Suppose that $U_1$ and $U_2$ are independent, and identically and uniformly distributed over the unit disk, i.e., for $i = 1,2$, $U_i = (X_i, Y_i)$ and the joint density is
\begin{equation}
f_{(X_i,Y_i)}(x,y) = \frac{1}{\pi} \mathbb{1}_{\{(x,y):x^2+y^2 \leq 1\}}(x,y).
\end{equation}
I want to know how to compute the probability that the Euclidean distance between $U_1$ and $U_2$ is smaller than, say, $\frac{1}{2}$, that is, $\mathbb{P}(\sqrt{(X_1 – X_2)^2 + (Y_1 – Y_2)^2} < \frac{1}{2})$? I am trying to see if the polar coordinates would help. E.g., let $U_i = (R_i \cos \Theta_i, R_i\sin \Theta_i)$ and then relate the distance to the $R_i$. But would $R_i$ be uniform on $[0,1]$? Anyone has an idea?
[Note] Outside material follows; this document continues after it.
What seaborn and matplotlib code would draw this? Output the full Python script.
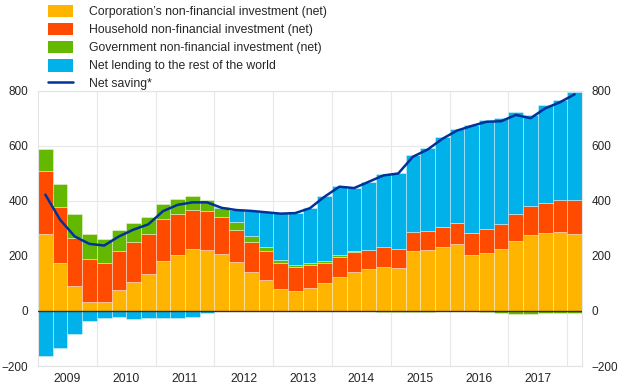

Thanks very much.

Answer 1

We are computing the probability that two random points in the unit disk (here random means with respect to a uniform probability distribution) lie within a distance $\leq\frac{1}{2}$. We may assume without loss of generality that the first point lies on the segment joining the origin with the point $(1,0)$, with a probability density function supported on $[0,1]$ and given by $f(z)=2z$. If we assume to know the position of the first point, the second point lies within a distance $\leq\frac{1}{2}$ iff it belongs to the original disk and to a smaller disk. If $z\in[0,1]$ and $g(z)$ is the Lebesgue measure of the set: $$ E(z) = \left\{(x,y): x^2+y^2\leq 1, (x-z)^2+y^2\leq\frac{1}{4}\right\}, $$ the wanted probability is just: $$ P=\frac{1}{\pi}\int_{0}^{1} f(z)g(z)\,dz = \frac{2}{\pi}\int_{0}^{1} z\cdot g(z)\,dz.$$ So the problem boils down to computing $g(z)$, that has a rather ugly closed form in terms of the $\arcsin$ function. Numerically, $$ P\approx 19.728\%.$$